Indeed, it was exactly the opposite. Classical liberalism in its simplest sense meant advocacy of limited government permitted only to fulfill its role of protecting life, liberty, and property. Locke’s ideas in this vein were further developed by thinkers such as Adam Smith in the 18th Century and Frédéric Bastiat several decades later. When these men’s ideas jumped the pond to fuel the American revolution, they were perhaps most strongly supported by Thomas Jefferson, who so despised centralized government that expressed in an 1821 letter that the new American government was already too illiberal:
When all government, domestic and foreign, in little as in great things, shall be drawn to Washington as the center of all power, it will render powerless the checks provided of one government on another and will become as venal and oppressive as the government from which we separated.
From Epiphany to Epithet
So how could “liberalism,” a word representative of so anti-statist a philosophy, come to represent such a very different prescription for government? How did the term lose its history as a great liberator in the history of ideas and, among many on the American right, become little better than a slur? Even more significantly, why did this etymological reversal occur?
The answer lies in the development of another new political philosophy: Progressivism. As Mises Institute scholar Ralph Raico puts it, progressivism is “a vague term, but one that connote[s] a new readiness to use the power of government for all sorts of grand things.”
Originating in the late 19th and early 20th Centuries, progressivism was soon found in both the Democratic and Republican parties. Championed by the likes of Teddy Roosevelt and William Jennings Bryan, it advocated an amalgam of political positions similar in many respects to the platform of the modern liberal.
But American progressivism’s rejection of the classical liberal tradition of limited government would really get its start with Democratic President Woodrow Wilson, who welcomed the notion that society could be successfully planned by the political elite with open arms. Wilson won the 1912 presidential election thanks to the Republican vote splitting between former President Theodore Roosevelt (then seeking a third term as the candidate for his Bull Moose Party) and incumbent President William Howard Taft. As the heir to the Hamiltonian cause of a big-centralized government, Wilson shredded the Constitution at every turn.
He set a new precedent of economic interventionism which would later prove so useful to FDR and intervened in World War I without necessity and against the will of the majority of Americans. (This latter act was especially ironic given that his successful 1916 reelection campaign slogan was “He kept us out of war.”) On the home front, any individual who dared to publicly criticize Wilson’s policies was harassed by the government, and in some cases imprisoned—for the good of society, of course.
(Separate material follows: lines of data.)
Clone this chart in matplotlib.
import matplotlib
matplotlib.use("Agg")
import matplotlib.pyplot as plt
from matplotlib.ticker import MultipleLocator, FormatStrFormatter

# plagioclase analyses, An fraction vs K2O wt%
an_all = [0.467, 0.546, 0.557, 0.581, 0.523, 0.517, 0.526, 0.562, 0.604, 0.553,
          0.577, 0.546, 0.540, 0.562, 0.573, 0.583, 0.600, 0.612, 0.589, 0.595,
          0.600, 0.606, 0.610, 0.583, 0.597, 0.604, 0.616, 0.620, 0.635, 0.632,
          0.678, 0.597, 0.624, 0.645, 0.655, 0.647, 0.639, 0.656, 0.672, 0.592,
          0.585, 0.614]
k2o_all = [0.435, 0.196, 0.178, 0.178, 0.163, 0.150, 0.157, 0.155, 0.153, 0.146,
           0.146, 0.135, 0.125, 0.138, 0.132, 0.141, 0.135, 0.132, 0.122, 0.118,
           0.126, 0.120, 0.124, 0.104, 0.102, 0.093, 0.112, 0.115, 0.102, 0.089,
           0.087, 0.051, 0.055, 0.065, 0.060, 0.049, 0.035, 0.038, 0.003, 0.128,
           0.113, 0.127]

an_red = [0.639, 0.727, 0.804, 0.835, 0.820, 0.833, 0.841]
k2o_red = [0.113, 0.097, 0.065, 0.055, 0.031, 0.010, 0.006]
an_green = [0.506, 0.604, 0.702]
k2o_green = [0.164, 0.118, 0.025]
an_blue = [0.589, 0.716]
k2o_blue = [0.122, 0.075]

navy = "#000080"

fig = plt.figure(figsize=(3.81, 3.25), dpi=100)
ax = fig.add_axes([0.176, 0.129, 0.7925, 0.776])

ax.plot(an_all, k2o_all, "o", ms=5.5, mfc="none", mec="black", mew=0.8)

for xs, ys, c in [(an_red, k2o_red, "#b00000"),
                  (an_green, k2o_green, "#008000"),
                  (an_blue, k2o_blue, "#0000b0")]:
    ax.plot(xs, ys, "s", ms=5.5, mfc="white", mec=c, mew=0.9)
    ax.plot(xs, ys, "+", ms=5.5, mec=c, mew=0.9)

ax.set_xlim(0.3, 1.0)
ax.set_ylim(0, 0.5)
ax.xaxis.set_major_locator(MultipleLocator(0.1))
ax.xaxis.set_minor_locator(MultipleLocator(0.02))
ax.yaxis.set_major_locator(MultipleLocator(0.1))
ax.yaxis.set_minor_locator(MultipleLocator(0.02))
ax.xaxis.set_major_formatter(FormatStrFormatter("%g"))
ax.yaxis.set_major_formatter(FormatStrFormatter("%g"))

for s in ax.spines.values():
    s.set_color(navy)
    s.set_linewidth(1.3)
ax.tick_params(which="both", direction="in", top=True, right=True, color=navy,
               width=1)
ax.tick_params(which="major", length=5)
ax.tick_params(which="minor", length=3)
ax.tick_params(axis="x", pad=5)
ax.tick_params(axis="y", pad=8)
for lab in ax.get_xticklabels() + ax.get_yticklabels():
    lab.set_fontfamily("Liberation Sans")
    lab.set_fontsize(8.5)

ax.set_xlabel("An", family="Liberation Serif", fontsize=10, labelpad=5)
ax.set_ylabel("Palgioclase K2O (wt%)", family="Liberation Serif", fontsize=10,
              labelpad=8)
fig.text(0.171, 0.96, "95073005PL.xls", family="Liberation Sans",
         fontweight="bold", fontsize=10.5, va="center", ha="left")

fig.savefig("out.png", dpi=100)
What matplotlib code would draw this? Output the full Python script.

Wilson’s newly-revealed progressive internationalism was resoundingly rejected by the electorate unready to abandon their liberal heritage, and Republicans took Congress in 1918 and the White House in 1920 running on an anti-Wilson platform.
But progressivism was nonetheless here to stay. By the 1930s and ‘40s, as FDR entered the presidency, progressivism had fully infiltrated the ranks of the Democratic Party. The New Deal’s monumental expansion of government scope and scale cemented the fact that Progressivism was alive and well. It was around this time that the adherents of progressivism took for themselves a new name which has stuck to their ideas to this day: Liberal. Progressives controlled the terms of the debate, and went on to control the agenda that followed.
As progressive philosopher John Dewey wrote in his Liberalism and Social Action in 1935, “measures went contrary to the idea of liberty” as defined by Locke and Jefferson “have virtually come to define the meaning of liberal faith. American liberalism as illustrated in the political progressivism of the early present century has so little in common with British liberalism of the first part of the last century that it stands in opposition to it.” This change effectively camouflaged what were in many ways very new ideas (progressivism) in a very old American tradition (liberalism)—and it was a camouflage which would make its wearer stronger.
Yet as Dewey himself admitted, “a small band of adherents to earlier liberalism” still remained. Among them were libertarian icons Ludwig von Mises, F.A. Hayek, and Milton Friedman. Refusing to accept philosophy on their progressive opponents’ terms, these economists maintained that their free market views were, and always would be, liberal. Mises explained in the introduction to 1944’s Omnipotent Government: The Rise of the Total State and Total War:
[W]hile the humanitarians indulged in depicting the blessings of this liberal utopia, they did not realize that new ideologies were on the way to supplant liberalism and to shape a new order arousing antagonisms for which no peaceful solution could be found. They did not see it because they viewed these new mentalities and policies as the continuation and fulfillment of the essential tenets of liberalism.
Antiliberalism captured the popular mind disguised as true and genuine liberalism. Today those styling themselves liberals are supporting programs entirely opposed to the tenets and doctrines of the old liberalism. They disparage private ownership of the means of production and the market economy, and are enthusiastic friends of totalitarian methods of economic management. They are striving for government omnipotence, and hail every measure giving more power to officialdom and government agencies.
Were Mises alive today, he would find his battle for the meaning of “liberalism” lost in most lexicons. But though operating under a different name, his fight Lockean liberalism remains alive in libertarians and their philosophical neighbors. In 1975, Ronald Reagan said, “I believe the very heart and soul of conservatism is libertarianism.” At their best, these and other anti-statist philosophies share a heart of classical liberalism—a flame of liberty which no amount of renaming can put out.
Devon Downes is a student at Warren County High School and is a member of the Warren County Teen Republican Committee.